PROBLEM DETAILS: In the entries below, find every line holding the string "script" and collect it.

MATERIALS PROVIDED:

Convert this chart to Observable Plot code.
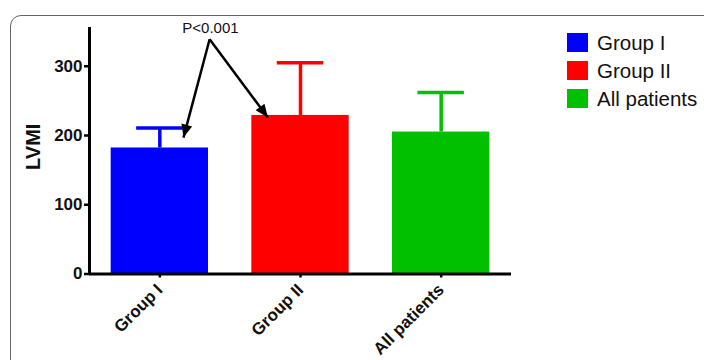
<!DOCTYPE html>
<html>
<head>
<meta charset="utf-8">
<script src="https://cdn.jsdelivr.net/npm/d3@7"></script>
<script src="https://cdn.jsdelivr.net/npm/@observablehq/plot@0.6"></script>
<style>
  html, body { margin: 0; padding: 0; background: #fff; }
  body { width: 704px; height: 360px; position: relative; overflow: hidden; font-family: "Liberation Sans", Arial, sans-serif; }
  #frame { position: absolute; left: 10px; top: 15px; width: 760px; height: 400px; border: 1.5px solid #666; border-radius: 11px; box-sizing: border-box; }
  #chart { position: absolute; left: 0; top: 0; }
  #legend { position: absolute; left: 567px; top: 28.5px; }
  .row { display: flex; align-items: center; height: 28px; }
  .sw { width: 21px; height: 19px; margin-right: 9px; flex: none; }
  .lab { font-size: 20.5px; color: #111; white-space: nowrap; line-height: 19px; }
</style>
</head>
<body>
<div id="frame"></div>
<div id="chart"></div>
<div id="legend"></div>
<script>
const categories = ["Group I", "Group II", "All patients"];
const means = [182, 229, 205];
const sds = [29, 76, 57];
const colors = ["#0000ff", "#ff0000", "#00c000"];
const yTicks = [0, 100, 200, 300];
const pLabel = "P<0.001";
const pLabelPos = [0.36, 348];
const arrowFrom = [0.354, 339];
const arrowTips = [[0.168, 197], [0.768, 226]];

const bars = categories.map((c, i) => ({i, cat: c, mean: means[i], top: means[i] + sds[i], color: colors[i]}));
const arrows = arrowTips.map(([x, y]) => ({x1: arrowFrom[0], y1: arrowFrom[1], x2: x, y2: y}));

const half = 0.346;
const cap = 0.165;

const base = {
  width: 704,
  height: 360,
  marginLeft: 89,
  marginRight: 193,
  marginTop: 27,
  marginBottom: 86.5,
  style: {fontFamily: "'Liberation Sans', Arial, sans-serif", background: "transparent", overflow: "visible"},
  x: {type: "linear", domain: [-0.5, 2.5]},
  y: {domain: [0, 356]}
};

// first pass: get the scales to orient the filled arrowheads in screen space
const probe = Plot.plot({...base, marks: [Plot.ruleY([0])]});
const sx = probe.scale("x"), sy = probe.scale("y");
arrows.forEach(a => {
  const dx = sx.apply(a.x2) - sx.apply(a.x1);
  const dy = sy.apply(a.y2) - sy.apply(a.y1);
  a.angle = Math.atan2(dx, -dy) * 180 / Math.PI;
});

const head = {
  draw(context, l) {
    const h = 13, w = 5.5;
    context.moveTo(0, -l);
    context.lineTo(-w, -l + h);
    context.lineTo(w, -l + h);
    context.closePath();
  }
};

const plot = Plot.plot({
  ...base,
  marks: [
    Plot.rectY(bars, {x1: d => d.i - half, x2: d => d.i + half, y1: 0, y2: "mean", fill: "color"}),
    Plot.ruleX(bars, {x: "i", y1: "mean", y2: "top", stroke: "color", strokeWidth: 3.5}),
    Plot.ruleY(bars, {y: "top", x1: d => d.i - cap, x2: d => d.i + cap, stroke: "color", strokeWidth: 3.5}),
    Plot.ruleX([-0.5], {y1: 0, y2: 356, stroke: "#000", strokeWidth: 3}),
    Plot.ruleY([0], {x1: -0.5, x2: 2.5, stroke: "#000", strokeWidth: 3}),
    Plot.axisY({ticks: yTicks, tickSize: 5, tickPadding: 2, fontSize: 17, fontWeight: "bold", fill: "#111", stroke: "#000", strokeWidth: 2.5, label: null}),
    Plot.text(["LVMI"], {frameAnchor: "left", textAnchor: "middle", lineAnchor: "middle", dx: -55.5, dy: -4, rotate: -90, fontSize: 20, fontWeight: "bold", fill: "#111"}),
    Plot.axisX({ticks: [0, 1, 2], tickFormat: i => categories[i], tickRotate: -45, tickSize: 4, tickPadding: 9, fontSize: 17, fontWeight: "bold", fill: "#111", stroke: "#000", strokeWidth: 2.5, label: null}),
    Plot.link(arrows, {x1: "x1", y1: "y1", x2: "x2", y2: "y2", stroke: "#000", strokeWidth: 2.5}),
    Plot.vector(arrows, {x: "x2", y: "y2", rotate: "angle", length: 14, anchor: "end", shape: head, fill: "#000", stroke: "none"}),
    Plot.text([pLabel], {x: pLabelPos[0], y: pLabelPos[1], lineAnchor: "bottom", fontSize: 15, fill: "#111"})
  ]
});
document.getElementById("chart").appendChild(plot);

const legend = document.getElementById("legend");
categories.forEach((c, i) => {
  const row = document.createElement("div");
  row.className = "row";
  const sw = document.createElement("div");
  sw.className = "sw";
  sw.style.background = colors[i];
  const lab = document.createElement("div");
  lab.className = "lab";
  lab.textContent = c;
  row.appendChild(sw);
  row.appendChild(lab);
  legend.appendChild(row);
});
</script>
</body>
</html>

---

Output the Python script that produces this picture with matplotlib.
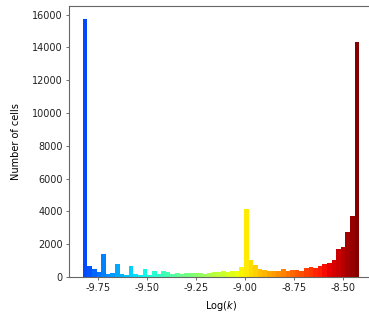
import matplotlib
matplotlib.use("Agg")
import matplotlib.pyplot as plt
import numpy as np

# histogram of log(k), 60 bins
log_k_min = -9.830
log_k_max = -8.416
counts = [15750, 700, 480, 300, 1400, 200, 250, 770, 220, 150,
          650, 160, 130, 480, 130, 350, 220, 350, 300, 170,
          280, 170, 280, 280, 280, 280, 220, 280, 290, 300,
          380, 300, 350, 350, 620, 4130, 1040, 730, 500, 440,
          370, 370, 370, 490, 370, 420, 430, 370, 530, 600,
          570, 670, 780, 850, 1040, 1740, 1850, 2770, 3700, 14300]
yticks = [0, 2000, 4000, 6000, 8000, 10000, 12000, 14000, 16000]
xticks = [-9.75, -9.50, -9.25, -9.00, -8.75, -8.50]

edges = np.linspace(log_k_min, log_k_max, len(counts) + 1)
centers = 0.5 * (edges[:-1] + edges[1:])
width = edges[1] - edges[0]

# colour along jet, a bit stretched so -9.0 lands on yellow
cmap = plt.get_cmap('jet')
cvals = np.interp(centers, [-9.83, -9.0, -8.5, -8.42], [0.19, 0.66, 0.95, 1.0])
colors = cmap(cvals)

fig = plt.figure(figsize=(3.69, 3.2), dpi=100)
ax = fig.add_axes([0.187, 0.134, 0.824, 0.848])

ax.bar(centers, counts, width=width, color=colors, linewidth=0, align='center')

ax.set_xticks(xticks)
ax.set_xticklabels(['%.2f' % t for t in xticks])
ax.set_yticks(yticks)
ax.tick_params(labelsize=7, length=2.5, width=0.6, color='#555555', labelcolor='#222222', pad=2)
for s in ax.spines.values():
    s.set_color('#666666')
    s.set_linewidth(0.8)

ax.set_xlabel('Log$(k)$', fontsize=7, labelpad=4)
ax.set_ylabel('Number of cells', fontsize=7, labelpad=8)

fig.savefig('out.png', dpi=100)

ANSWER:
<script src="https://cdn.jsdelivr.net/npm/d3@7"></script>
<script src="https://cdn.jsdelivr.net/npm/@observablehq/plot@0.6"></script>
<script>
</script>
Output the Python script that produces this picture with matplotlib.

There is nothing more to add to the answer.